The Phillies are a pitching based team, at least on paper, and frankly that starting pitching isn't as awe-inspiring as it was a year ago at this time. Roy Halladay is coming off one of his worst years, is over 35 years old, and had injury issues. Vance Worley struggled with health and performance issues in 2012. While Kyle Kendrick actually had reasonably good success for a second straight season as a starter, he's still Kyle Kendrick (or a fifth starter type, if you will). That leaves just Cole Hamels, who is now signed and going nowhere, and Cliff Lee, who has three years left on his mega deal. A lot of people think Cliff was disappointing in 2012, but that's only if you live in 1955 and still measure a pitcher by wins and losses. He was top ten in many statistical categories amongst starters in the National League, and remains an elite starter.

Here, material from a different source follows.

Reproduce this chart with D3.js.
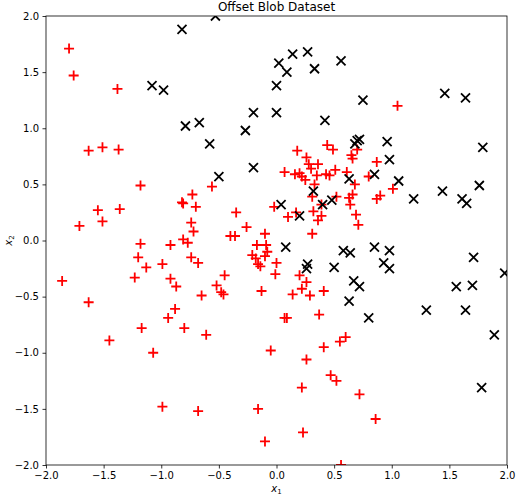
<!DOCTYPE html>
<html>
<head>
<meta charset="utf-8">
<script src="https://cdn.jsdelivr.net/npm/d3@7"></script>
<style>
  body { margin: 0; background: #fff; }
  svg { display: block; font-family: "DejaVu Sans", sans-serif; }
</style>
</head>
<body>
<div id="chart"></div>
<script>
"use strict";
// class 0 (red +) as [x1, x2]
var plusPoints = [
  [-1.80,1.71],[-1.76,1.47],[-1.38,1.35],[-1.63,0.80],[-1.51,0.83],[-1.37,0.81],
  [-1.18,0.49],[-1.55,0.27],[-1.36,0.28],[-1.51,0.17],[-1.71,0.13],[-0.82,0.34],
  [-0.81,0.33],[-0.73,0.41],[-0.70,0.30],[-0.56,0.48],[-0.74,0.16],[-0.72,0.08],
  [-0.81,0.01],[-0.35,0.25],[-0.26,0.12],[-0.40,0.04],[-0.36,0.04],[-0.10,0.06],
  [-1.18,-0.03],[-0.92,-0.04],[-0.77,-0.02],[-1.20,-0.15],[-1.13,-0.24],[-0.99,-0.21],
  [-0.74,-0.15],[-0.68,-0.20],[-0.17,-0.04],[-0.09,-0.04],[-0.08,-0.10],[-0.21,-0.13],
  [-0.18,-0.16],[-0.10,-0.14],[-0.16,-0.21],[-0.14,-0.23],[0.00,-0.20],[-0.01,-0.30],
  [-1.86,-0.36],[-1.63,-0.55],[-1.45,-0.89],[-1.23,-0.33],[-0.92,-0.34],[-0.87,-0.41],
  [-1.17,-0.78],[-1.07,-1.00],[-0.88,-0.61],[-0.94,-0.69],[-0.80,-0.78],[-0.65,-0.49],
  [-0.61,-0.84],[-0.52,-0.40],[-0.48,-0.46],[-0.45,-0.31],[-0.46,-0.48],[-0.13,-0.45],
  [-0.05,-0.98],[-0.99,-1.48],[-0.68,-1.52],[-0.16,-1.50],[-0.10,-1.79],
  [0.20,-0.31],[0.26,-0.37],[0.22,-0.43],[0.14,-0.48],[0.29,-0.49],[0.41,-0.45],
  [0.07,-0.69],[0.09,-0.69],[0.37,-0.66],[0.26,-1.06],[0.41,-0.95],[0.55,-0.90],
  [0.60,-0.86],[0.47,-1.20],[0.52,-1.25],[0.22,-1.31],[0.72,-1.37],[0.86,-1.59],
  [0.23,-1.71],[0.56,-2.00],
  [1.05,1.20],[0.18,0.80],[0.44,0.85],[0.49,0.81],[0.65,0.76],[0.66,0.73],[0.70,0.81],
  [0.26,0.74],[0.28,0.68],[0.36,0.68],[0.87,0.70],[0.07,0.61],[0.16,0.59],[0.20,0.60],
  [0.22,0.57],[0.25,0.54],[0.30,0.64],[0.35,0.58],[0.33,0.50],[0.43,0.59],[0.46,0.58],
  [0.51,0.63],[0.61,0.61],[0.80,0.57],[0.68,0.50],[1.01,0.46],[0.90,0.40],[0.87,0.37],
  [0.66,0.41],[0.63,0.38],[0.64,0.32],[0.52,0.39],[0.31,0.39],[0.39,0.32],[-0.02,0.30],
  [0.17,0.25],[0.10,0.21],[0.32,0.26],[0.39,0.22],[0.36,0.18],[0.69,0.23],[0.71,0.14],
  [0.31,0.06]
];
// class 1 (black x)
var crossPoints = [
  [-0.82,1.88],[-0.53,2.00],[-1.08,1.38],[-0.98,1.34],[-0.79,1.02],[-0.67,1.05],
  [-0.58,0.86],[-0.27,0.98],[-0.20,1.14],[-0.20,0.65],[-0.50,0.57],[0.02,1.58],
  [0.14,1.66],[0.27,1.68],[0.09,1.50],[0.33,1.53],[0.56,1.60],[0.00,1.38],[0.00,1.14],
  [0.75,1.25],[0.42,1.07],[1.46,1.31],[1.64,1.27],[1.79,0.83],[0.96,0.88],[0.98,0.72],
  [0.68,0.86],[0.70,0.89],[0.72,0.90],[0.85,0.59],[0.63,0.55],[1.06,0.53],[0.32,0.44],
  [1.19,0.37],[1.44,0.44],[1.61,0.37],[1.65,0.33],[1.76,0.49],[0.04,0.32],[0.20,0.22],
  [0.40,0.32],[0.48,0.36],[0.08,-0.06],[0.58,-0.09],[0.64,-0.11],[0.85,-0.06],
  [0.98,-0.09],[0.27,-0.21],[0.26,-0.25],[0.50,-0.24],[0.93,-0.20],[0.98,-0.25],
  [1.71,-0.15],[1.98,-0.29],[0.67,-0.36],[0.72,-0.41],[0.63,-0.54],[0.80,-0.69],
  [1.56,-0.41],[1.70,-0.40],[1.30,-0.62],[1.64,-0.62],[1.89,-0.84],[1.78,-1.31]
];
var xTicks = [-2.0,-1.5,-1.0,-0.5,0.0,0.5,1.0,1.5,2.0];
var yTicks = [-2.0,-1.5,-1.0,-0.5,0.0,0.5,1.0,1.5,2.0];
var title = "Offset Blob Dataset";

var W = 516, H = 496;
var m = {left: 46, right: 9, top: 16, bottom: 31};

var svg = d3.select("#chart").append("svg")
  .attr("width", W).attr("height", H);

var x = d3.scaleLinear().domain([-2, 2]).range([m.left, W - m.right]);
var y = d3.scaleLinear().domain([-2, 2]).range([H - m.bottom, m.top]);

var fmt = function(d) { return d3.format(".1f")(d).replace("-", "\u2212"); };

svg.append("clipPath").attr("id", "clip")
  .append("rect")
  .attr("x", m.left).attr("y", m.top)
  .attr("width", W - m.left - m.right).attr("height", H - m.top - m.bottom);

var plot = svg.append("g").attr("clip-path", "url(#clip)");

// marker half-sizes
var ps = 5, xs = 4.5;
plot.selectAll("path.plus")
  .data(plusPoints)
  .enter().append("path")
  .attr("class", "plus")
  .attr("d", function(d) {
    var cx = x(d[0]), cy = y(d[1]);
    return "M" + (cx - ps) + "," + cy + "H" + (cx + ps) +
      "M" + cx + "," + (cy - ps) + "V" + (cy + ps);
  })
  .attr("stroke", "#ff0000").attr("stroke-width", 1.8).attr("fill", "none");

plot.selectAll("path.cross")
  .data(crossPoints)
  .enter().append("path")
  .attr("class", "cross")
  .attr("d", function(d) {
    var cx = x(d[0]), cy = y(d[1]);
    return "M" + (cx - xs) + "," + (cy - xs) + "L" + (cx + xs) + "," + (cy + xs) +
      "M" + (cx - xs) + "," + (cy + xs) + "L" + (cx + xs) + "," + (cy - xs);
  })
  .attr("stroke", "#000").attr("stroke-width", 1.8).attr("fill", "none");

// axes
var xAxis = d3.axisBottom(x).tickValues(xTicks).tickFormat(fmt)
  .tickSizeInner(3.5).tickSizeOuter(0).tickPadding(3.5);
var yAxis = d3.axisLeft(y).tickValues(yTicks).tickFormat(fmt)
  .tickSizeInner(3.5).tickSizeOuter(0).tickPadding(3.5);

var gx = svg.append("g").attr("transform", "translate(0," + (H - m.bottom) + ")").call(xAxis);
var gy = svg.append("g").attr("transform", "translate(" + m.left + ",0)").call(yAxis);
[gx, gy].forEach(function(g) {
  g.select(".domain").remove();
  g.selectAll("line").attr("stroke", "#000").attr("stroke-width", 0.8);
  g.selectAll("text").attr("fill", "#000")
    .style("font-size", "10px").style("font-family", "DejaVu Sans, sans-serif");
});

svg.append("rect")
  .attr("x", m.left).attr("y", m.top)
  .attr("width", W - m.left - m.right).attr("height", H - m.top - m.bottom)
  .attr("fill", "none").attr("stroke", "#000").attr("stroke-width", 0.8);

svg.append("text")
  .attr("x", (x(-2) + x(2)) / 2).attr("y", 10.5)
  .attr("text-anchor", "middle")
  .style("font-size", "12px")
  .text(title);

// axis labels (math style x with subscript)
var xl = svg.append("text")
  .attr("x", (x(-2) + x(2)) / 2).attr("y", 492)
  .attr("text-anchor", "middle").style("font-size", "10px");
xl.append("tspan").style("font-style", "italic").text("x");
xl.append("tspan").attr("dy", 2).style("font-size", "7px").text("1");

var yl = svg.append("text")
  .attr("transform", "translate(12," + ((y(-2) + y(2)) / 2) + ") rotate(-90)")
  .attr("text-anchor", "middle").style("font-size", "10px");
yl.append("tspan").style("font-style", "italic").text("x");
yl.append("tspan").attr("dy", 2).style("font-size", "7px").text("2");
</script>
</body>
</html>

With those sobering facts in front of you, I don't see how anyone in their right-mind could have advocated for dealing him, even for a very talented player like Justin Upton. Yes, you improve a weak offense, but you turn the pitching staff into a total question mark, if not a new weakness. Sure, you could hypothetically say "go sink $160 million into Greinke," which won't happen, but that's a big if. Dealing Lee pretty much means the Phillies staff would have to have Halladay and Worley return to 2011 form to even compete with the staff down in Washington. In other words, trading Lee isn't just a bad omen for future free agents we seek, it's also bad baseball. Fortunately, Ruben Amaro also says so in this case. Oh yeah, and just to top it off- why pay money to have Lee pitch elsewhere?

If the Lee rumor wasn't enough, now there's people talking up Nick Swisher. Are you kidding me? I happen to think that every player in Yankees Stadium and Fenway gets overhyped to begin with, but Swisher? This is the height of it. I could possibly deal with him in Philly on a one year deal that isn't overly-lucreative, but for me that's not even ideal. Swisher is ok. Signing him and paying him is barely an upgrade on starting Mayberry in center, frankly, so why bother?

I know I've pretty much been a downer on everything but signing Josh Hamilton so far (he is the best player available, and we are a mega-market), but that's because most of the players signed so far are not worth anywhere near what they got. B.J. Upton getting $75 million? Shane Victorino getting $39 million for three years? Angel Pagan getting $40 million for four years actually looks like the most reasonable deal out there at this winter so far, which is scary since I'd never go four years for Pagan. Apparently Michael Bourn wants more money than Upton. Considering we offered Upton $20 million less than he got, that means Ruben probably thinks Bourn is overpricing himself too.

At this point, I see the options as fairly straight forward:

  1. Sign Hamilton, start him in Center for the year, and move him over to left-field late in games when Mayberry subs in. Play Dom Brown in right, Darin Ruf in left, and keep Nix and Mayberry around to sub in.
  2. Pony up the high price for Bourn, still start the two youngsters, and have a similar situation. Then you probably also have to put some money into a third base option that can hit in the five hole area, possibly by trade.
  3. Sign Ichiro, put him in right, put Brown in center, and Ruf in left. Stick with the same bench.
  4. Make a trade, and possibly overpay in a seller's market.
This seems to be all they have left to work with, which has some people panicking. Not me. I honestly would not have paid any of the deals handed out so far, and I'm not sold on Denard Span as a difference maker. As I've said repeatedly, I'm for option one. Past that, I'm actually for option three. Ichiro would be a solid two hole hitter for one year, and it gives you another year to look at Tyson Gillies, who just had a very solid AA season. I'm wary of the price of an Upton or Ellsbury, though I'm not opposed to them as players at all. Upton's contract is club-friendly for several years, and his "down" year this past season produced 107 runs. Ellsbury's health worries me, but if you get 140 games, you get a damn good player. I'm just worried that they'd overpay. I'm nervous about paying Bourn the contract he's asking for. 
The good news- I don't think the Nationals are better for bringing in Span and Dan Haren while losing either Adam LaRoche or Michael Morse and Edwing Jackson. I'm also not sold that the Braves got better in giving out an absurd contract for B.J. Upton, and their Hanson for Walden trade was risky. The Phillies are in a fine position, they just need to make a move.